(Figure scripts)
_ _ _

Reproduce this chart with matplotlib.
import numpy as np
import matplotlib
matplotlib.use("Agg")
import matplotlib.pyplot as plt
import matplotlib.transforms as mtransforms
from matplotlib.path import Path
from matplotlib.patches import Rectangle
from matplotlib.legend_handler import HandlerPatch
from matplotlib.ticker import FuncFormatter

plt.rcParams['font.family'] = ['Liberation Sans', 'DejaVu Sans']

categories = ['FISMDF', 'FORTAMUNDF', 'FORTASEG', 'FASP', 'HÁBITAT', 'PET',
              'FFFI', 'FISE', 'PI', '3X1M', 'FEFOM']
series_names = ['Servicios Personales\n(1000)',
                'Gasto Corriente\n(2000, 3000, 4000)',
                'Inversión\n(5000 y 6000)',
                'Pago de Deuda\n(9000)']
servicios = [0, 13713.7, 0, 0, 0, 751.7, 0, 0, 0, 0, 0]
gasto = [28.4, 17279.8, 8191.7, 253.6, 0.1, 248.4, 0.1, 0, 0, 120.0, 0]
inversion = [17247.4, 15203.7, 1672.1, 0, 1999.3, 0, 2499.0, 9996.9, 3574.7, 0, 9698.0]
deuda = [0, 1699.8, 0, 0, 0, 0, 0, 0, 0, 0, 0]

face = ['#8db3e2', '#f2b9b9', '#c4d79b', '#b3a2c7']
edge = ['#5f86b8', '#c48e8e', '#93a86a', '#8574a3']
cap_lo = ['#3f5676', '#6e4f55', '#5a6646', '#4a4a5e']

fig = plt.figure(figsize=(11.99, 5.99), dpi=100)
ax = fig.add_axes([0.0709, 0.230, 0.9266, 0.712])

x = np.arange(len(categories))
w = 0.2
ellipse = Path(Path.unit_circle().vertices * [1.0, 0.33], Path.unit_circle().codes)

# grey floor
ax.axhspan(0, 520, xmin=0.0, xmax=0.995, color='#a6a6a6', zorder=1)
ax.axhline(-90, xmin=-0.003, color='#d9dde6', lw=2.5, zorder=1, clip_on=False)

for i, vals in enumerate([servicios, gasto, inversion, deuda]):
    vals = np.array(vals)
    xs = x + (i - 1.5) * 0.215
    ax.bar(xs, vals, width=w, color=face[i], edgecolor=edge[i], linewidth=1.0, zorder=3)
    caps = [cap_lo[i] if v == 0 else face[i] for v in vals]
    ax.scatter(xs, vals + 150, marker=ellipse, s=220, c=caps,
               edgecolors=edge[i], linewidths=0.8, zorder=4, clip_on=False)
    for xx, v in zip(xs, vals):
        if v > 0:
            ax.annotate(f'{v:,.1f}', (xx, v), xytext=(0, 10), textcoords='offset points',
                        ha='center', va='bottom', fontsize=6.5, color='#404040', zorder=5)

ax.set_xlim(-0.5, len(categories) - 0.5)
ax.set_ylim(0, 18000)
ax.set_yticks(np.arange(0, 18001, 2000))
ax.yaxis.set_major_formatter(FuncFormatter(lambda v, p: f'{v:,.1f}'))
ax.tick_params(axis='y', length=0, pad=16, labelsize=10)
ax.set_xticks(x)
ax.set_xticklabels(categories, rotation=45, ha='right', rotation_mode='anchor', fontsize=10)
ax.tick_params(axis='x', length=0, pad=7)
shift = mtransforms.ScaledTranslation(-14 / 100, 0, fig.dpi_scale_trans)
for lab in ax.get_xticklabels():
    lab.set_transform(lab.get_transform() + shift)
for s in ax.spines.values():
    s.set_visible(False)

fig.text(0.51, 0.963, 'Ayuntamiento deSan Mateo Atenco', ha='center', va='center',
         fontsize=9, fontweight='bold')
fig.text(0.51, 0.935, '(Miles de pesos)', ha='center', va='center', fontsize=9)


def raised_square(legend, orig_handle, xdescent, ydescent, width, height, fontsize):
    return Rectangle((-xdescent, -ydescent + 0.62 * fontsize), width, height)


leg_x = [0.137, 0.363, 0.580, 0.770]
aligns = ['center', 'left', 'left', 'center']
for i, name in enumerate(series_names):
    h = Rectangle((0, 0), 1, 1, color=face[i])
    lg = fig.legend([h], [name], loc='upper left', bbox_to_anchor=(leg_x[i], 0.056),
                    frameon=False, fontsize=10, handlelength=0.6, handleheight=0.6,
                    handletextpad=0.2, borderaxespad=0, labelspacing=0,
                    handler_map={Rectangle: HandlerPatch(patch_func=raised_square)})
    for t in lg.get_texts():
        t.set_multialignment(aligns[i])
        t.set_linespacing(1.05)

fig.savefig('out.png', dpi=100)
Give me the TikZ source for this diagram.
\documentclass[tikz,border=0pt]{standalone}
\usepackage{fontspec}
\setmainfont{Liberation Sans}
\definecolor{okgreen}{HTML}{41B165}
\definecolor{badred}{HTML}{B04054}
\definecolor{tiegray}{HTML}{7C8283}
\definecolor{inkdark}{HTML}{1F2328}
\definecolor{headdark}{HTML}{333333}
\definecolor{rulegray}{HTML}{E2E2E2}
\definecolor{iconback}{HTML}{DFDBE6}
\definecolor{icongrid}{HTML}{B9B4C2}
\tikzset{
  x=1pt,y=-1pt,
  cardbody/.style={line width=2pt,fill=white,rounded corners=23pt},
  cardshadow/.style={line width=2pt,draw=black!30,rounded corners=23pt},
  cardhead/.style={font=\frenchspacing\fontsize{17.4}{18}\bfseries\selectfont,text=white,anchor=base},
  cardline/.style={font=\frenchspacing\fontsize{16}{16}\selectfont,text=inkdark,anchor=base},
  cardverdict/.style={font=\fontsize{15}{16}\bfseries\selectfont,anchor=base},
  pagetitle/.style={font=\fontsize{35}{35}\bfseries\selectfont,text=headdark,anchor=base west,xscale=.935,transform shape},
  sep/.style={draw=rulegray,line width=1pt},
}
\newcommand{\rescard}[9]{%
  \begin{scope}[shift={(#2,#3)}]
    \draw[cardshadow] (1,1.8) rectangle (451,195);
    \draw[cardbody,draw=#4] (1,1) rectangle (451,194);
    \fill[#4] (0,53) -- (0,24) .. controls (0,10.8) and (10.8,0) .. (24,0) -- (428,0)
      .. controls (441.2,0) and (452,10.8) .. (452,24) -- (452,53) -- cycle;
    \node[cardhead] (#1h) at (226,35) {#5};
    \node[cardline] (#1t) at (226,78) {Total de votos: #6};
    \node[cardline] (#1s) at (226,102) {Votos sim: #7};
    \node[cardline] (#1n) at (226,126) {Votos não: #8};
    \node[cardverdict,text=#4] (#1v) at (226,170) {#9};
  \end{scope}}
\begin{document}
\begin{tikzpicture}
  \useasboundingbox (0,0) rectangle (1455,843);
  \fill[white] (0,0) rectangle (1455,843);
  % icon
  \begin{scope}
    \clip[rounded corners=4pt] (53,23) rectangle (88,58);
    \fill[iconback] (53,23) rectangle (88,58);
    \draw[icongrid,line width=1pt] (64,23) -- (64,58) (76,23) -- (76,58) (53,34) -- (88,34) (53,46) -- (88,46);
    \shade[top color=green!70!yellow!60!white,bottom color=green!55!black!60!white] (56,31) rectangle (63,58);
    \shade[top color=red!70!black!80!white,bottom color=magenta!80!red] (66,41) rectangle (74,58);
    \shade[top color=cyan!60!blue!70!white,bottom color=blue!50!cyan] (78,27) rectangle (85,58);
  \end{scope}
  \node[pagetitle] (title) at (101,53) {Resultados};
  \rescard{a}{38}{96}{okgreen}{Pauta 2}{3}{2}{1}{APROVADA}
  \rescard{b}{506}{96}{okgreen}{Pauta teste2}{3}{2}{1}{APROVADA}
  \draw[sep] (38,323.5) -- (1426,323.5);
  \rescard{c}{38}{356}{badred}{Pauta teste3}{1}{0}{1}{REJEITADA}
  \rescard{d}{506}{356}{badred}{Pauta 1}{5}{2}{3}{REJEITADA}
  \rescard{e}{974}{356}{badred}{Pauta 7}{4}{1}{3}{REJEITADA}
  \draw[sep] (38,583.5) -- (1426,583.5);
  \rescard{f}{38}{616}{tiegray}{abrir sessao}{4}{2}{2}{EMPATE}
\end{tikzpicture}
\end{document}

_ _ _

**WHAT YOU NEED TO DO:** Copy, please, every line from the start of the entries down to the line that holds "0, 0, 0, 0, 0, 0]", with both of those lines included and no others.

**RESULT OF THIS TASK:**
Reproduce this chart with matplotlib.
import numpy as np
import matplotlib
matplotlib.use("Agg")
import matplotlib.pyplot as plt
import matplotlib.transforms as mtransforms
from matplotlib.path import Path
from matplotlib.patches import Rectangle
from matplotlib.legend_handler import HandlerPatch
from matplotlib.ticker import FuncFormatter

plt.rcParams['font.family'] = ['Liberation Sans', 'DejaVu Sans']

categories = ['FISMDF', 'FORTAMUNDF', 'FORTASEG', 'FASP', 'HÁBITAT', 'PET',
              'FFFI', 'FISE', 'PI', '3X1M', 'FEFOM']
series_names = ['Servicios Personales\n(1000)',
                'Gasto Corriente\n(2000, 3000, 4000)',
                'Inversión\n(5000 y 6000)',
                'Pago de Deuda\n(9000)']
servicios = [0, 13713.7, 0, 0, 0, 751.7, 0, 0, 0, 0, 0]
gasto = [28.4, 17279.8, 8191.7, 253.6, 0.1, 248.4, 0.1, 0, 0, 120.0, 0]
inversion = [17247.4, 15203.7, 1672.1, 0, 1999.3, 0, 2499.0, 9996.9, 3574.7, 0, 9698.0]
deuda = [0, 1699.8, 0, 0, 0, 0, 0, 0, 0, 0, 0]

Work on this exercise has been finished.